=== WHAT IS ASKED ===
Below are entries. Give back exactly the lines from the one containing "Rebuild this chart" through the one containing "plt.rcParams['font.family'] = ['Liberation", inclusive, without the pictures.

* start DATA PROVIDED *

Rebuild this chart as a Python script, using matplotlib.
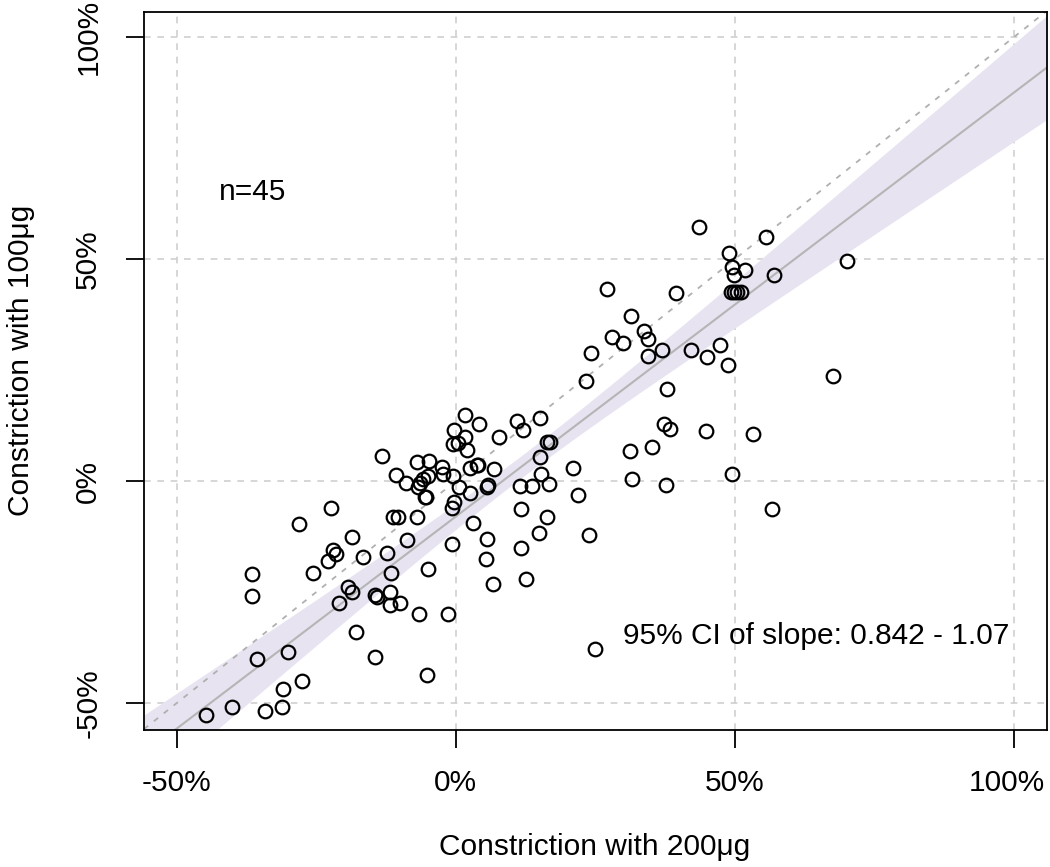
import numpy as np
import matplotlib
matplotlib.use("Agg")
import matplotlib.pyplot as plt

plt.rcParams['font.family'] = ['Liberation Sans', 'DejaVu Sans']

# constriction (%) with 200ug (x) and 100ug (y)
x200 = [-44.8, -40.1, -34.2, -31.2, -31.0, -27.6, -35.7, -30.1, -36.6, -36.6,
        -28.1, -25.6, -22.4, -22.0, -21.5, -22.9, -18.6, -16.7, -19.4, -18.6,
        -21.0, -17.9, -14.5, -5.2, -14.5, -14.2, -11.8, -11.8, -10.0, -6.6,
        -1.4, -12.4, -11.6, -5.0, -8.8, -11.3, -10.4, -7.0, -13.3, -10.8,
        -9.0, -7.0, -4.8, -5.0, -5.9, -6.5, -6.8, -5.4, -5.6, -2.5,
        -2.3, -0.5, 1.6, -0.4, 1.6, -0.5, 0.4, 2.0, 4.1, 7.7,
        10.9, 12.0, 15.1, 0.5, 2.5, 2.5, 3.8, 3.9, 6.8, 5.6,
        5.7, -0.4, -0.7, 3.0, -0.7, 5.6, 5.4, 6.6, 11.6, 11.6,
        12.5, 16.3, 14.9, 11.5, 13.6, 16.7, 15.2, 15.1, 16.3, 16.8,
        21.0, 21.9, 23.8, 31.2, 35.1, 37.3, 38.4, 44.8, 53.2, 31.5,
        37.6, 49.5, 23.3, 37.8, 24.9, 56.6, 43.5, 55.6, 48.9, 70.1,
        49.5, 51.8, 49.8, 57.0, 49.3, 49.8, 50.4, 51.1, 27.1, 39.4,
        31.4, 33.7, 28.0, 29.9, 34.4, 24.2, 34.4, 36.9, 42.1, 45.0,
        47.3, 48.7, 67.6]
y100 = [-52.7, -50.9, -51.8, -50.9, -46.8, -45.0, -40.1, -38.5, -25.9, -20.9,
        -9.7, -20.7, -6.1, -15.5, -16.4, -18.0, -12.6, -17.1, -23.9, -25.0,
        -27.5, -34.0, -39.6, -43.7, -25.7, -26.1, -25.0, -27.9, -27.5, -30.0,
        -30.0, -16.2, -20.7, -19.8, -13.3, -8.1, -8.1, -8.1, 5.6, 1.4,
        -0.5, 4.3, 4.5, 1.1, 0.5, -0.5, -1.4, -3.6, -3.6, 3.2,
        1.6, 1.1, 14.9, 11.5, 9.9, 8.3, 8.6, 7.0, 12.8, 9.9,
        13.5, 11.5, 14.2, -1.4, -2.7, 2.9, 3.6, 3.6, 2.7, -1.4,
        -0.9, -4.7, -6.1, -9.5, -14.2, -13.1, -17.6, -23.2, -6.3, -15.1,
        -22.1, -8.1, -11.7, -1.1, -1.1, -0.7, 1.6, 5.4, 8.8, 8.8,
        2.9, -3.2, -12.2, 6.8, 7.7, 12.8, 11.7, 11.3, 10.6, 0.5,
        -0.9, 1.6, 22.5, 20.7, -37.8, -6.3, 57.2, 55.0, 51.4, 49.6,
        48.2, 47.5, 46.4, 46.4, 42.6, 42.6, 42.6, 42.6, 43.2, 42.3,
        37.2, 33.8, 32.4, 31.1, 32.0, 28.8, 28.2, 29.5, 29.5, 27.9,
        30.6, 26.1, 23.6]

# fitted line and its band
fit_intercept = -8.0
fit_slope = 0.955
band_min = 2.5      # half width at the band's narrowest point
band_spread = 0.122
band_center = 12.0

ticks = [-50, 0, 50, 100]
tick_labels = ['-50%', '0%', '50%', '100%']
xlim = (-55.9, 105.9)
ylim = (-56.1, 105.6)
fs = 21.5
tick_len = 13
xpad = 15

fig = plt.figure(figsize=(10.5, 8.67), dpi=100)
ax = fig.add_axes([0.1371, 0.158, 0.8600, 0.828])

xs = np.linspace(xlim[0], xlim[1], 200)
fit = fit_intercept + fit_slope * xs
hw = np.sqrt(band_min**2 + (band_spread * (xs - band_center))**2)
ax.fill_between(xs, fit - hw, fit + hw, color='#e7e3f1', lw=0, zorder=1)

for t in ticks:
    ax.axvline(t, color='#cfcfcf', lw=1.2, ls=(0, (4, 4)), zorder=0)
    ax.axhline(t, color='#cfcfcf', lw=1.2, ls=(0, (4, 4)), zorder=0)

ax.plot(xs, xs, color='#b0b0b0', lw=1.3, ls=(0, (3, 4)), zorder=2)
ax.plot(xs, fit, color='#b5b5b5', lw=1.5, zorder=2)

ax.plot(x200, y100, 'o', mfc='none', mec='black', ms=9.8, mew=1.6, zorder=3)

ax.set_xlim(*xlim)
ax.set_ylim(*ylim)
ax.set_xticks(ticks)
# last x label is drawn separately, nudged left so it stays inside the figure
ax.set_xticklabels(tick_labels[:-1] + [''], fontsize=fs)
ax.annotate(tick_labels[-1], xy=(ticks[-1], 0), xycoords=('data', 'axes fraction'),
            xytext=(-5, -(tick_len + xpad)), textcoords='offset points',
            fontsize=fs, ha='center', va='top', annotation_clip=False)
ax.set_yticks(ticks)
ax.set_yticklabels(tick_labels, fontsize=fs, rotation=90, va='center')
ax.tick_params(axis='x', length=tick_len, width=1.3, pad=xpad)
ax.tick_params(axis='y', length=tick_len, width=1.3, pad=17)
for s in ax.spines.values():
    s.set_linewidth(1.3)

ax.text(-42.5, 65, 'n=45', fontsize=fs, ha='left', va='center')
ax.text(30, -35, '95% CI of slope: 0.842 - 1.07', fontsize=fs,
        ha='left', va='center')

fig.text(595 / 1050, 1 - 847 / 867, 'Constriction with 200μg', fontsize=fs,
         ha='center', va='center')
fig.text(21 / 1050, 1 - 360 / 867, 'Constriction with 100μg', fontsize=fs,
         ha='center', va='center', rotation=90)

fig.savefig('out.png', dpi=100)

* end DATA PROVIDED *
* start DATA PROVIDED *

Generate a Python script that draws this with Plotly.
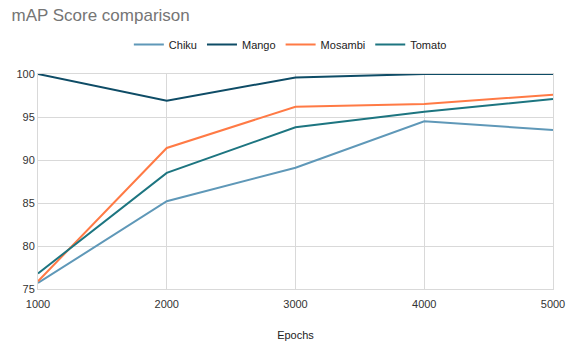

* end DATA PROVIDED *

=== RESULT BELOW ===
Rebuild this chart as a Python script, using matplotlib.
import numpy as np
import matplotlib
matplotlib.use("Agg")
import matplotlib.pyplot as plt

plt.rcParams['font.family'] = ['Liberation Sans', 'DejaVu Sans']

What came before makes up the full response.